◆ TASK REQUIREMENTS ◆
Print word for word the first line of the listing below and every line after it, through the line with "(9,6) -- (966,6);". Leave out the pictures and the rest.

----

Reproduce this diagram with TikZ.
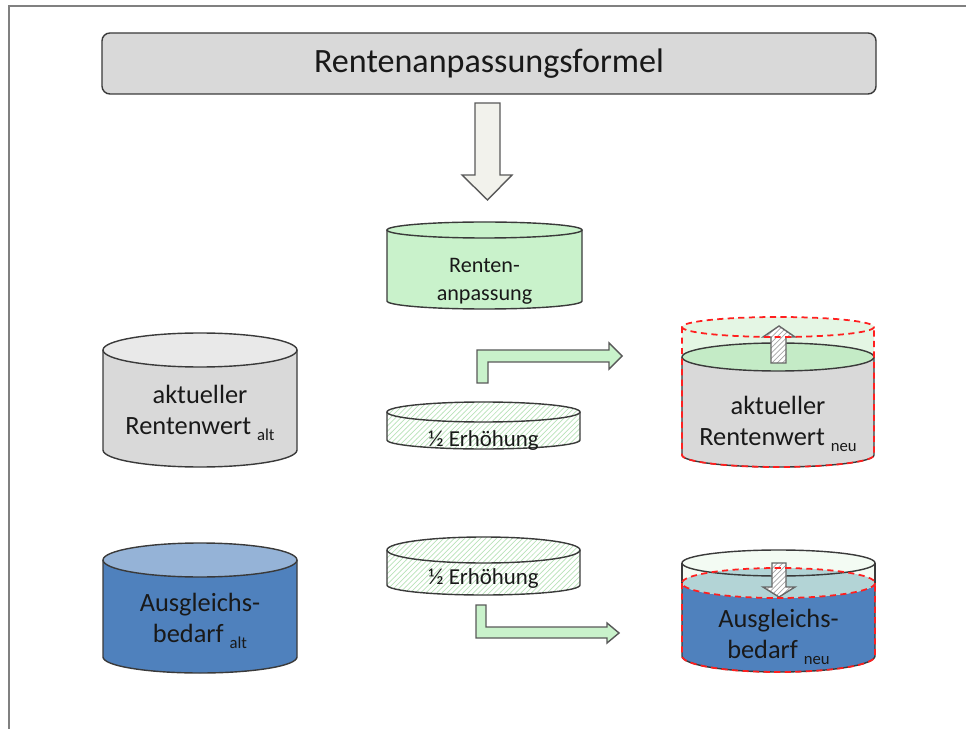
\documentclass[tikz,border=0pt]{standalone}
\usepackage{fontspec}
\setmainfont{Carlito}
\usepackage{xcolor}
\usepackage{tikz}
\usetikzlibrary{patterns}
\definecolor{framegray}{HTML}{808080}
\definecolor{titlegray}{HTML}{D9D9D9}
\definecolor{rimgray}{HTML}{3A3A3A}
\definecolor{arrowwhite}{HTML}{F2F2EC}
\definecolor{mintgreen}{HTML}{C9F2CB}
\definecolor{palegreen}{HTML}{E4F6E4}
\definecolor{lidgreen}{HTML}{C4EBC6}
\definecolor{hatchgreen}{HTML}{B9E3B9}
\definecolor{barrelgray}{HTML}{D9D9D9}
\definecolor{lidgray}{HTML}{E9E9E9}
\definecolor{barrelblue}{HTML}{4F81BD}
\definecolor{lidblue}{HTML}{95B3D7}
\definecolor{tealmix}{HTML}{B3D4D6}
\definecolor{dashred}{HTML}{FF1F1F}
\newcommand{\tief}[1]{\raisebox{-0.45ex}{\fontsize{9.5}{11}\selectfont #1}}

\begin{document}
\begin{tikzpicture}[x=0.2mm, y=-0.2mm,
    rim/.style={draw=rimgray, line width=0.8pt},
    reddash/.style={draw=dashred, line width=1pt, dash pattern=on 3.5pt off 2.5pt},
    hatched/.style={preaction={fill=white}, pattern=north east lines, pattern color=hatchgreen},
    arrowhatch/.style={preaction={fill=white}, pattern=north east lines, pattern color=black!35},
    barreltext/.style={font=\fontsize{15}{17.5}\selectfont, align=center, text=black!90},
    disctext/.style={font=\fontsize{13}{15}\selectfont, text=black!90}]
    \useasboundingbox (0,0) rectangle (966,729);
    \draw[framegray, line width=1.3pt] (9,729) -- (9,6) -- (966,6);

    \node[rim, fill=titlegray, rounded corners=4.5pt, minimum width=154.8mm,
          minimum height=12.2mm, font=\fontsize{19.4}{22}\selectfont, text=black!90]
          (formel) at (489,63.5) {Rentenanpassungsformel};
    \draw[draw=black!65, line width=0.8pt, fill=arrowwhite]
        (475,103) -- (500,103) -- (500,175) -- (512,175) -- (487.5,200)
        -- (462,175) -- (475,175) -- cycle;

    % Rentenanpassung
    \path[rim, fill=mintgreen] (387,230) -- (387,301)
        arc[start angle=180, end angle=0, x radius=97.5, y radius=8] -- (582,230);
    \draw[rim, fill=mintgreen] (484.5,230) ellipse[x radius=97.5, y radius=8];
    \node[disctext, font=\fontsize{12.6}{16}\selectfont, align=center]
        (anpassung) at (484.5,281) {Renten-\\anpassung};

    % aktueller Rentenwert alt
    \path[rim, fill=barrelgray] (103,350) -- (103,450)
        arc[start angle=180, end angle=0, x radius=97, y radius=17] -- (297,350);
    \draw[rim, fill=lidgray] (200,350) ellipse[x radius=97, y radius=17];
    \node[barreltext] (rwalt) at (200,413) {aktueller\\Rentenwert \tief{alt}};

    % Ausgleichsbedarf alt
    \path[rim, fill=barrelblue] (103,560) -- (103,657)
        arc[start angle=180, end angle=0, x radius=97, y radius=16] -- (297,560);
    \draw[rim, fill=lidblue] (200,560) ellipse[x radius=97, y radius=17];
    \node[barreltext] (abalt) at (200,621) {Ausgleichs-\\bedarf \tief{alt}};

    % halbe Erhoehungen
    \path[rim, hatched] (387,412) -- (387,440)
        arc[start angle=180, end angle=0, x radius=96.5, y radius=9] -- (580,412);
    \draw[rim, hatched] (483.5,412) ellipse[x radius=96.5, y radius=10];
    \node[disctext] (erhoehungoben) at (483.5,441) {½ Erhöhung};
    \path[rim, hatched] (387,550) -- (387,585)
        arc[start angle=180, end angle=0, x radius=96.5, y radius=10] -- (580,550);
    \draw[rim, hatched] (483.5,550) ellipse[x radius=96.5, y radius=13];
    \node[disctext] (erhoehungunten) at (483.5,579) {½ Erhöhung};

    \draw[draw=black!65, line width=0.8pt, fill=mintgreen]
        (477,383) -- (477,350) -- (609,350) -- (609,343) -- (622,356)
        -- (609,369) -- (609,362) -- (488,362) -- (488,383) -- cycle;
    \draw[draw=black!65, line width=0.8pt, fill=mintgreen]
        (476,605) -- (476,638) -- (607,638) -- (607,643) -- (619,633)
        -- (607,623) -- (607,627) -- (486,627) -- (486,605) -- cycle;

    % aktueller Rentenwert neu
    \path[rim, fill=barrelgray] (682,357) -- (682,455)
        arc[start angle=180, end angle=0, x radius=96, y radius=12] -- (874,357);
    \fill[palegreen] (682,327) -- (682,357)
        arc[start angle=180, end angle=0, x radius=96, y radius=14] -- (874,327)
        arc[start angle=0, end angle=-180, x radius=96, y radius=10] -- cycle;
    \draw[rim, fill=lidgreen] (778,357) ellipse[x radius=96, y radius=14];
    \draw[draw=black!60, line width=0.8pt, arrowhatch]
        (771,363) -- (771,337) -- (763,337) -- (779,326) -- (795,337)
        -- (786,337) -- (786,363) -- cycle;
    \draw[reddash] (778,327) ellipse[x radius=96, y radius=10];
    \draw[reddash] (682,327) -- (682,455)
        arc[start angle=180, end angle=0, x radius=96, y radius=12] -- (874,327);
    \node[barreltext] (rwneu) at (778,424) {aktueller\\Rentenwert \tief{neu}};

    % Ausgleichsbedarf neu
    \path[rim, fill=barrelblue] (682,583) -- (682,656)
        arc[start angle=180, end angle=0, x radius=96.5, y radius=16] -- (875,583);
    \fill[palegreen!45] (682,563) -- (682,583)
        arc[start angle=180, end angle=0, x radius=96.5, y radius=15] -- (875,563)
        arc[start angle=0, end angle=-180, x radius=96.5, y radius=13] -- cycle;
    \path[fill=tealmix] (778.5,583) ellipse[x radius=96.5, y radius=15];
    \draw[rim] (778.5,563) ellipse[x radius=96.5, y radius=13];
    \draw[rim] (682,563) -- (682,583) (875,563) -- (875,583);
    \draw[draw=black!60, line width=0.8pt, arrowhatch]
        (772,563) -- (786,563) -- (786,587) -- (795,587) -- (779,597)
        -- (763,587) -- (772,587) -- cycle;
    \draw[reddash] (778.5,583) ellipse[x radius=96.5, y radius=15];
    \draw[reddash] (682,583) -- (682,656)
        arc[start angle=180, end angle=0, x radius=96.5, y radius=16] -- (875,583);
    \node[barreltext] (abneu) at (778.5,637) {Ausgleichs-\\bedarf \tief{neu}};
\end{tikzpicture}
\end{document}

----

◆ WORKED ANSWER ◆
Reproduce this diagram with TikZ.
\documentclass[tikz,border=0pt]{standalone}
\usepackage{fontspec}
\setmainfont{Carlito}
\usepackage{xcolor}
\usepackage{tikz}
\usetikzlibrary{patterns}
\definecolor{framegray}{HTML}{808080}
\definecolor{titlegray}{HTML}{D9D9D9}
\definecolor{rimgray}{HTML}{3A3A3A}
\definecolor{arrowwhite}{HTML}{F2F2EC}
\definecolor{mintgreen}{HTML}{C9F2CB}
\definecolor{palegreen}{HTML}{E4F6E4}
\definecolor{lidgreen}{HTML}{C4EBC6}
\definecolor{hatchgreen}{HTML}{B9E3B9}
\definecolor{barrelgray}{HTML}{D9D9D9}
\definecolor{lidgray}{HTML}{E9E9E9}
\definecolor{barrelblue}{HTML}{4F81BD}
\definecolor{lidblue}{HTML}{95B3D7}
\definecolor{tealmix}{HTML}{B3D4D6}
\definecolor{dashred}{HTML}{FF1F1F}
\newcommand{\tief}[1]{\raisebox{-0.45ex}{\fontsize{9.5}{11}\selectfont #1}}

\begin{document}
\begin{tikzpicture}[x=0.2mm, y=-0.2mm,
    rim/.style={draw=rimgray, line width=0.8pt},
    reddash/.style={draw=dashred, line width=1pt, dash pattern=on 3.5pt off 2.5pt},
    hatched/.style={preaction={fill=white}, pattern=north east lines, pattern color=hatchgreen},
    arrowhatch/.style={preaction={fill=white}, pattern=north east lines, pattern color=black!35},
    barreltext/.style={font=\fontsize{15}{17.5}\selectfont, align=center, text=black!90},
    disctext/.style={font=\fontsize{13}{15}\selectfont, text=black!90}]
    \useasboundingbox (0,0) rectangle (966,729);
    \draw[framegray, line width=1.3pt] (9,729) -- (9,6) -- (966,6);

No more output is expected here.